■ Instructions for the task: Retype word for word the first line of the listing and each line after it up to the line with "const xTicks = [0, 0.2, 0.4, 0.6, 0.8, 1];", with the pictures taken out.

■ Available data:
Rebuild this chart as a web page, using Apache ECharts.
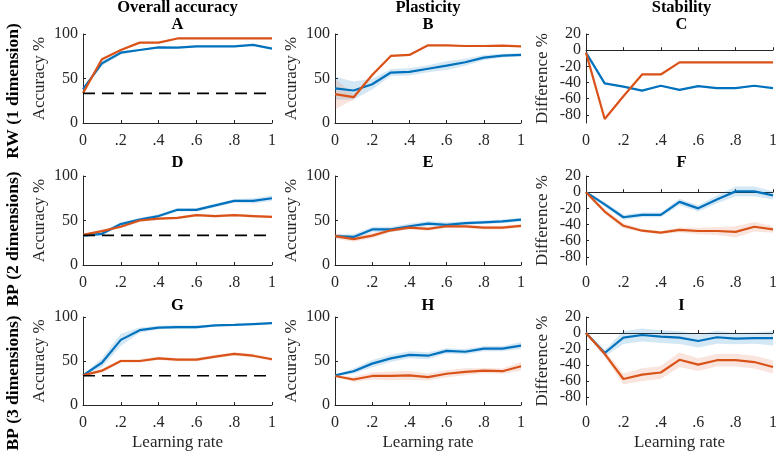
<!DOCTYPE html>
<html><head><meta charset="utf-8">
<script src="https://cdn.jsdelivr.net/npm/echarts@6/dist/echarts.min.js"></script>
<style>html,body{margin:0;padding:0;background:#fff}#c{width:780px;height:452px}</style>
</head><body><div id="c"></div>
<script>
// ---- data ----
const xs = [0, 0.1, 0.2, 0.3, 0.4, 0.5, 0.6, 0.7, 0.8, 0.9, 1];
const chance = 33.3;
const colTitles = ['Overall accuracy', 'Plasticity', 'Stability'];
const rowTitles = ['RW (1 dimension)', 'BP (2 dimensions)', 'BP (3 dimensions)'];
const panelLetters = ['A','B','C','D','E','F','G','H','I'];
const accTicks = [0, 50, 100];
const diffTicks = [-80, -60, -40, -20, 0, 20];
const xTicks = [0, 0.2, 0.4, 0.6, 0.8, 1];

const aBlue    = [38, 67, 79, 82, 85, 84.7, 86, 86, 86, 87.7, 83.6];
const aBlueErr = [1, 3, 2, 1, 1, 1, 1, 1, 1, 1, 1];
const aOrange  = [33.6, 71.6, 82, 90.3, 90.3, 95, 95, 95, 95, 95, 95];
const aOrangeErr = [1, 1, 1, 1, 1, 1, 1, 1, 1, 1, 1];

const bBlue    = [39, 36.5, 43.6, 56.7, 57.5, 61, 64.5, 68.3, 73.5, 75.7, 76.5];
const bBlueErr = [13, 10, 6, 4, 4, 4, 5, 4, 3, 2, 2];
const bOrange  = [32.5, 29, 54, 75.4, 76.5, 87.3, 87.3, 86.5, 86.5, 87, 86];
const bOrangeErr = [17, 3, 2, 1, 1, 1, 1, 1, 1, 1, 1];

const cBlue    = [-3, -41, -45, -50, -44, -49, -44.5, -47, -47, -44, -47];
const cBlueErr = [1, 1, 1, 1, 1, 1, 1, 1, 1, 1, 1];
const cOrange  = [-3, -85, -57, -30, -30, -15, -15, -15, -15, -15, -15];
const cOrangeErr = [1, 1, 1, 1, 1, 1, 1, 1, 1, 1, 1];

const dBlue    = [33, 35, 46, 51, 55, 62, 62, 67, 72, 72, 75];
const dBlueErr = [1, 2, 2, 2, 2, 2, 2, 2, 2, 3, 3];
const dOrange  = [34, 38, 43, 50, 52, 53, 56, 55, 56, 55, 54];
const dOrangeErr = [1, 1.5, 1.5, 1.5, 1.5, 1.5, 1.5, 1.5, 1.5, 1.5, 1.5];

const eBlue    = [32.5, 31.5, 40, 40, 43.5, 46.5, 45, 47, 48, 49, 51];
const eBlueErr = [2, 3, 3, 3, 3, 3, 3, 2, 2, 2, 2];
const eOrange  = [32.5, 29, 33, 39, 42, 40.5, 43.5, 43.5, 42, 42, 44];
const eOrangeErr = [3, 3, 3, 2, 2, 2, 2, 2, 2, 2, 2];

const fBlue    = [0, -15, -31, -28, -28, -12, -20, -9, 1, 1, -4];
const fBlueErr = [1, 3, 3, 3, 3, 4, 4, 5, 6, 6, 5];
const fOrange  = [0, -24, -41.5, -47.6, -50, -46.5, -48, -48, -49, -42.7, -46];
const fOrangeErr = [1, 3, 3, 2, 2, 3, 4, 5, 7, 6, 4];

const gBlue    = [33.6, 48, 74, 85, 88, 88.5, 88.5, 90.5, 91, 92, 93];
const gBlueErr = [1, 5, 7, 3, 2, 2, 2, 1, 1, 1, 1];
const gOrange  = [33.6, 39, 50, 50, 53, 51.5, 51.5, 55, 58, 56, 52];
const gOrangeErr = [1, 2, 2, 2, 2, 2, 2, 2, 2, 2, 2];

const hBlue    = [33.6, 38.4, 47, 53, 57, 56, 61.5, 60.5, 64, 64, 67.5];
const hBlueErr = [1, 3, 4, 4, 4, 4, 3, 3, 3, 3, 4];
const hOrange  = [33, 29, 33, 33, 33.6, 31.7, 35.5, 37.7, 39, 38.4, 44];
const hOrangeErr = [1, 3, 4, 5, 5, 4, 4, 4, 3, 3, 5];

const iBlue    = [0, -25, -5.7, -2.5, -4.5, -5.7, -10, -5.3, -7, -6.5, -6.5];
const iBlueErr = [1, 4, 8, 8, 8, 8, 8, 8, 7, 7, 9];
const iOrange  = [0, -26, -57.5, -52, -49.4, -33.5, -39.6, -34, -34, -36.3, -42.5];
const iOrangeErr = [1, 4, 7, 8, 8, 9, 8, 8, 8, 8, 8];

const panels = [
  {blue:aBlue, blueErr:aBlueErr, orange:aOrange, orangeErr:aOrangeErr, kind:'acc', chance:true},
  {blue:bBlue, blueErr:bBlueErr, orange:bOrange, orangeErr:bOrangeErr, kind:'acc'},
  {blue:cBlue, blueErr:cBlueErr, orange:cOrange, orangeErr:cOrangeErr, kind:'diff'},
  {blue:dBlue, blueErr:dBlueErr, orange:dOrange, orangeErr:dOrangeErr, kind:'acc', chance:true},
  {blue:eBlue, blueErr:eBlueErr, orange:eOrange, orangeErr:eOrangeErr, kind:'acc'},
  {blue:fBlue, blueErr:fBlueErr, orange:fOrange, orangeErr:fOrangeErr, kind:'diff'},
  {blue:gBlue, blueErr:gBlueErr, orange:gOrange, orangeErr:gOrangeErr, kind:'acc', chance:true},
  {blue:hBlue, blueErr:hBlueErr, orange:hOrange, orangeErr:hOrangeErr, kind:'acc'},
  {blue:iBlue, blueErr:iBlueErr, orange:iOrange, orangeErr:iOrangeErr, kind:'diff'}
];

// ---- layout / style ----
const FONT = '"Liberation Serif", "Times New Roman", serif';
const AXC = '#262626';
const BLUE = '#0072BD', ORANGE = '#D95319';
const BLUE_BAND = 'rgba(0,114,189,0.17)', ORANGE_BAND = 'rgba(217,83,25,0.15)';
const colLeft = [83, 335, 586], colWidth = [189, 186, 191];
const rowTop = [34, 176, 317], rowHeight = 89;

const chart = echarts.init(document.getElementById('c'), null, {renderer:'canvas'});
const grid = [], xAxis = [], yAxis = [], series = [], graphic = [];

function bandSeries(gi, mean, err, color) {
  return {
    type: 'custom', xAxisIndex: gi, yAxisIndex: gi, silent: true, z: 1,
    data: xs.map((x, i) => [x, mean[i] - err[i], mean[i] + err[i]]),
    encode: {x: 0, y: [1, 2]},
    renderItem: function (params, api) {
      if (params.dataIndex !== 0) return null;
      const pts = [];
      for (let i = 0; i < xs.length; i++) pts.push(api.coord([xs[i], mean[i] + err[i]]));
      for (let i = xs.length - 1; i >= 0; i--) pts.push(api.coord([xs[i], mean[i] - err[i]]));
      return {type: 'polygon', shape: {points: pts}, style: {fill: color}};
    }
  };
}

panels.forEach((p, gi) => {
  const r = Math.floor(gi / 3), c = gi % 3;
  grid.push({left: colLeft[c], top: rowTop[r], width: colWidth[c], height: rowHeight});
  xAxis.push({
    type: 'value', gridIndex: gi, min: 0, max: 1, interval: 0.2,
    name: r === 2 ? 'Learning rate' : '', nameLocation: 'middle', nameGap: 29,
    nameTextStyle: {fontFamily: FONT, fontSize: 17, color: AXC},
    axisLine: {show: true, lineStyle: {color: AXC, width: 1}},
    axisTick: {show: true, inside: true, length: 3, lineStyle: {color: AXC}},
    splitLine: {show: false},
    axisLabel: {fontFamily: FONT, fontSize: 16, color: AXC, margin: 10,
      formatter: v => (v === 0 ? '0' : v === 1 ? '1' : v.toFixed(1).replace(/^0/, ''))}
  });
  const isAcc = p.kind === 'acc';
  yAxis.push({
    type: 'value', gridIndex: gi,
    min: isAcc ? 0 : -90, max: isAcc ? 100 : 20,
    name: isAcc ? 'Accuracy %' : 'Difference %', nameLocation: 'middle', nameGap: isAcc ? 35 : 35,
    nameTextStyle: {fontFamily: FONT, fontSize: 17, color: AXC},
    axisLine: {show: true, lineStyle: {color: AXC, width: 1}},
    axisTick: {show: true, inside: true, length: 3, lineStyle: {color: AXC},
      customValues: isAcc ? accTicks : diffTicks},
    splitLine: {show: false},
    axisLabel: {fontFamily: FONT, fontSize: 16, color: AXC, margin: 5,
      customValues: isAcc ? accTicks : diffTicks}
  });
  series.push(bandSeries(gi, p.blue, p.blueErr, BLUE_BAND));
  series.push(bandSeries(gi, p.orange, p.orangeErr, ORANGE_BAND));
  series.push({type: 'line', xAxisIndex: gi, yAxisIndex: gi, z: 3, symbol: 'none', silent: true,
    data: xs.map((x, i) => [x, p.blue[i]]), lineStyle: {color: BLUE, width: 2.2}});
  series.push({type: 'line', xAxisIndex: gi, yAxisIndex: gi, z: 4, symbol: 'none', silent: true,
    data: xs.map((x, i) => [x, p.orange[i]]), lineStyle: {color: ORANGE, width: 2.2}});
  if (p.chance) {
    series.push({type: 'line', xAxisIndex: gi, yAxisIndex: gi, z: 5, symbol: 'none', silent: true,
      data: [[0, chance], [1, chance]], lineStyle: {color: '#000', width: 1.6, type: [12, 7]}});
  }
});

// column titles and panel letters
const titleStyle = {fontFamily: FONT, fontWeight: 'bold', fontSize: 16.5, fill: '#000',
  textAlign: 'center', textVerticalAlign: 'middle'};
colTitles.forEach((t, c) => {
  graphic.push({type: 'text', x: colLeft[c] + colWidth[c] / 2, y: 8,
    style: Object.assign({text: t}, titleStyle)});
});
const letterY = [25, 163, 306];
panelLetters.forEach((L, gi) => {
  const r = Math.floor(gi / 3), c = gi % 3;
  graphic.push({type: 'text', x: colLeft[c] + colWidth[c] / 2, y: letterY[r],
    style: Object.assign({text: L}, titleStyle)});
});
const rowCenterY = [91, 239, 383];
rowTitles.forEach((t, r) => {
  graphic.push({type: 'text', x: 13, y: rowCenterY[r], rotation: Math.PI / 2,
    style: Object.assign({text: t}, titleStyle, {fontSize: 17.5})});
});

chart.setOption({animation: false, grid, xAxis, yAxis, series, graphic});
</script></body></html>
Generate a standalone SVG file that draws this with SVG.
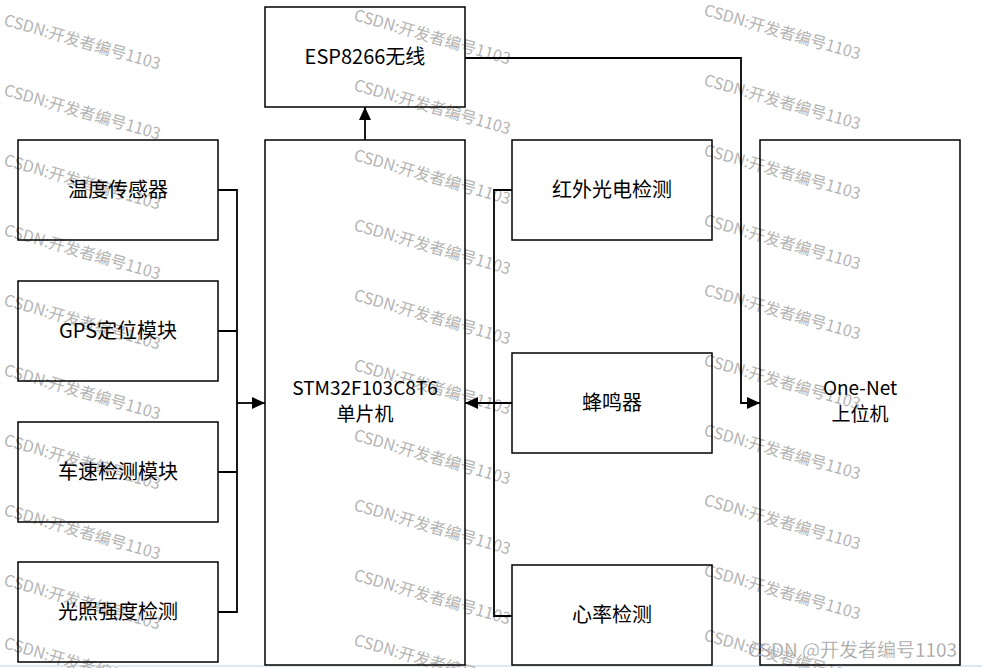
<svg xmlns="http://www.w3.org/2000/svg" width="982" height="668" viewBox="0 0 982 668">
<defs>
<marker id="arr" markerUnits="userSpaceOnUse" markerWidth="14" markerHeight="12" refX="13" refY="6" orient="auto">
<path d="M0,0 L13,6 L0,12 Z" fill="#000"/>
</marker>
</defs>
<style>
.box{fill:#fff;stroke:#000;stroke-width:1.5}
.lbl{font-family:"Noto Sans CJK SC","Microsoft YaHei",sans-serif;font-size:20px;fill:#000;text-anchor:middle}
.two{font-size:19px}
.con{fill:none;stroke:#000;stroke-width:1.8}
.wm{font-family:"Noto Sans CJK SC",sans-serif;font-size:16px;fill:#b4b4b4}
</style>
<rect x="0" y="0" width="982" height="668" fill="#fff"/>
<line x1="0" y1="666" x2="982" y2="666" stroke="#dfe8f0" stroke-width="2"/>

<g id="watermark">
<text class="wm" transform="translate(3,25) rotate(16)">CSDN:开发者编号1103</text>
<text class="wm" transform="translate(3,95) rotate(16)">CSDN:开发者编号1103</text>
<text class="wm" transform="translate(3,165) rotate(16)">CSDN:开发者编号1103</text>
<text class="wm" transform="translate(3,235) rotate(16)">CSDN:开发者编号1103</text>
<text class="wm" transform="translate(3,305) rotate(16)">CSDN:开发者编号1103</text>
<text class="wm" transform="translate(3,375) rotate(16)">CSDN:开发者编号1103</text>
<text class="wm" transform="translate(3,445) rotate(16)">CSDN:开发者编号1103</text>
<text class="wm" transform="translate(3,515) rotate(16)">CSDN:开发者编号1103</text>
<text class="wm" transform="translate(3,585) rotate(16)">CSDN:开发者编号1103</text>
<text class="wm" transform="translate(3,648) rotate(16)">CSDN:开发者编号1103</text>
<text class="wm" transform="translate(353,20) rotate(16)">CSDN:开发者编号1103</text>
<text class="wm" transform="translate(353,90) rotate(16)">CSDN:开发者编号1103</text>
<text class="wm" transform="translate(353,160) rotate(16)">CSDN:开发者编号1103</text>
<text class="wm" transform="translate(353,230) rotate(16)">CSDN:开发者编号1103</text>
<text class="wm" transform="translate(353,300) rotate(16)">CSDN:开发者编号1103</text>
<text class="wm" transform="translate(353,370) rotate(16)">CSDN:开发者编号1103</text>
<text class="wm" transform="translate(353,440) rotate(16)">CSDN:开发者编号1103</text>
<text class="wm" transform="translate(353,510) rotate(16)">CSDN:开发者编号1103</text>
<text class="wm" transform="translate(353,580) rotate(16)">CSDN:开发者编号1103</text>
<text class="wm" transform="translate(353,645) rotate(16)">CSDN:开发者编号1103</text>
<text class="wm" transform="translate(703,15) rotate(16)">CSDN:开发者编号1103</text>
<text class="wm" transform="translate(703,85) rotate(16)">CSDN:开发者编号1103</text>
<text class="wm" transform="translate(703,155) rotate(16)">CSDN:开发者编号1103</text>
<text class="wm" transform="translate(703,225) rotate(16)">CSDN:开发者编号1103</text>
<text class="wm" transform="translate(703,295) rotate(16)">CSDN:开发者编号1103</text>
<text class="wm" transform="translate(703,365) rotate(16)">CSDN:开发者编号1103</text>
<text class="wm" transform="translate(703,435) rotate(16)">CSDN:开发者编号1103</text>
<text class="wm" transform="translate(703,505) rotate(16)">CSDN:开发者编号1103</text>
<text class="wm" transform="translate(703,575) rotate(16)">CSDN:开发者编号1103</text>
<text class="wm" transform="translate(703,640) rotate(16)">CSDN:开发者编号1103</text>
</g>

<g id="esp8266"><rect class="box" x="265" y="7" width="200" height="100" fill-opacity="0"/><text class="lbl" x="365" y="64">ESP8266无线</text></g>
<g id="stm32"><rect class="box" x="265" y="140" width="200" height="525" fill-opacity="0"/><text class="lbl two" x="365" y="395">STM32F103C8T6</text><text class="lbl two" x="365" y="421">单片机</text></g>
<g id="temp"><rect class="box" x="18" y="140" width="200" height="100" fill-opacity="0"/><text class="lbl" x="118" y="197">温度传感器</text></g>
<g id="gps"><rect class="box" x="18" y="281" width="200" height="100" fill-opacity="0"/><text class="lbl" x="118" y="338">GPS定位模块</text></g>
<g id="speed"><rect class="box" x="18" y="422" width="200" height="100" fill-opacity="0"/><text class="lbl" x="118" y="479">车速检测模块</text></g>
<g id="light"><rect class="box" x="18" y="562" width="200" height="100" fill-opacity="0"/><text class="lbl" x="118" y="619">光照强度检测</text></g>
<g id="ir"><rect class="box" x="512" y="140" width="200" height="100" fill-opacity="0"/><text class="lbl" x="612" y="197">红外光电检测</text></g>
<g id="buzzer"><rect class="box" x="512" y="353" width="200" height="100" fill-opacity="0"/><text class="lbl" x="612" y="410">蜂鸣器</text></g>
<g id="heart"><rect class="box" x="512" y="565" width="200" height="100" fill-opacity="0"/><text class="lbl" x="612" y="622">心率检测</text></g>
<g id="onenet"><rect class="box" x="760" y="140" width="200" height="525" fill-opacity="0"/><text class="lbl two" x="860" y="395">One-Net</text><text class="lbl two" x="860" y="421">上位机</text></g>

<g id="connectors">
<path class="con" d="M218,190 H237 V612 H218 M218,331 H237 M218,472 H237"/>
<path class="con" d="M237,403 H265" marker-end="url(#arr)"/>
<path class="con" d="M512,190 H494 V616 H512"/>
<path class="con" d="M512,403 H465" marker-end="url(#arr)"/>
<path class="con" d="M365,140 V107" marker-end="url(#arr)"/>
<path class="con" d="M465,58 H741 V403 H760" marker-end="url(#arr)"/>
</g>

<text x="748" y="657" font-family="'Noto Sans CJK SC',sans-serif" font-size="19" fill="#9a9a9a" stroke="#fff" stroke-width="0.3">CSDN @开发者编号1103</text>
</svg>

■ Task response:
Rebuild this chart as a web page, using Apache ECharts.
<!DOCTYPE html>
<html><head><meta charset="utf-8">
<script src="https://cdn.jsdelivr.net/npm/echarts@6/dist/echarts.min.js"></script>
<style>html,body{margin:0;padding:0;background:#fff}#c{width:780px;height:452px}</style>
</head><body><div id="c"></div>
<script>
// ---- data ----
const xs = [0, 0.1, 0.2, 0.3, 0.4, 0.5, 0.6, 0.7, 0.8, 0.9, 1];
const chance = 33.3;
const colTitles = ['Overall accuracy', 'Plasticity', 'Stability'];
const rowTitles = ['RW (1 dimension)', 'BP (2 dimensions)', 'BP (3 dimensions)'];
const panelLetters = ['A','B','C','D','E','F','G','H','I'];
const accTicks = [0, 50, 100];
const diffTicks = [-80, -60, -40, -20, 0, 20];
const xTicks = [0, 0.2, 0.4, 0.6, 0.8, 1];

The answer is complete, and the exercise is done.